The anticipation of playing in a big poker tournament is added to, or subtracted from, the joyful anxiety of visiting a city that I’ve never seen before, the prospect of solitary, self-determining travel.
I fixed upon Buenos Aires as my spiritual home long before hearing tango, before I ever saw Maradona play–but I’d always cheered for the underdog and never for England, so in the world that I entered as a six-year-old American interloper in London, where identification through football was a passport through an otherwise bewildering playground, the England World Cup-winning side had a central place in the myths of origins of the now. I built my own unofficial version, in which the Argentinian captain Rattin was a wronged, dignified figure, contrary to the official vilification of him and his teammates as ‘animals’.

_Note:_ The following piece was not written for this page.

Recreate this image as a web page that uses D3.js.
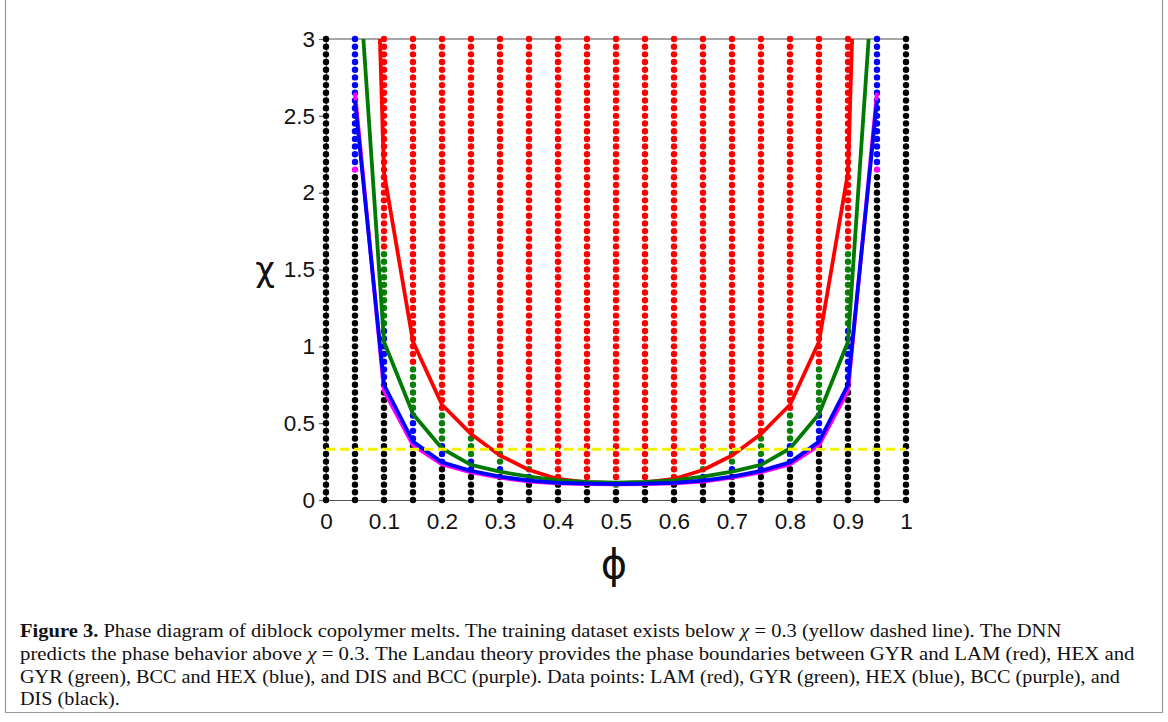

And when, too early, I read Thomas Pynchon’s Gravity’s Rainbow, I fell for, as I was meant to, as the author had before me, for the outlaw figure of the gaucho Martin Fierro. That positioning of myself, in relation to gaucho-outlaws, to football, to England, and so forth, was a way of announcing who I was in terms of who I was not: I am not English, I do not admire the Bobbys Moore and Charlton; my exemplars would be darker, more troubled, more honest.
Here I am now, at Gate 42, waiting for my plane to board, Buenos Aires via Sao Paulo, and I wish my ears and ears could distinguish the Brazilians from the Argentinians around me. I shall read some Cortazar, drink a bloody Mary, swallow a sleeping pill, and wake up far away.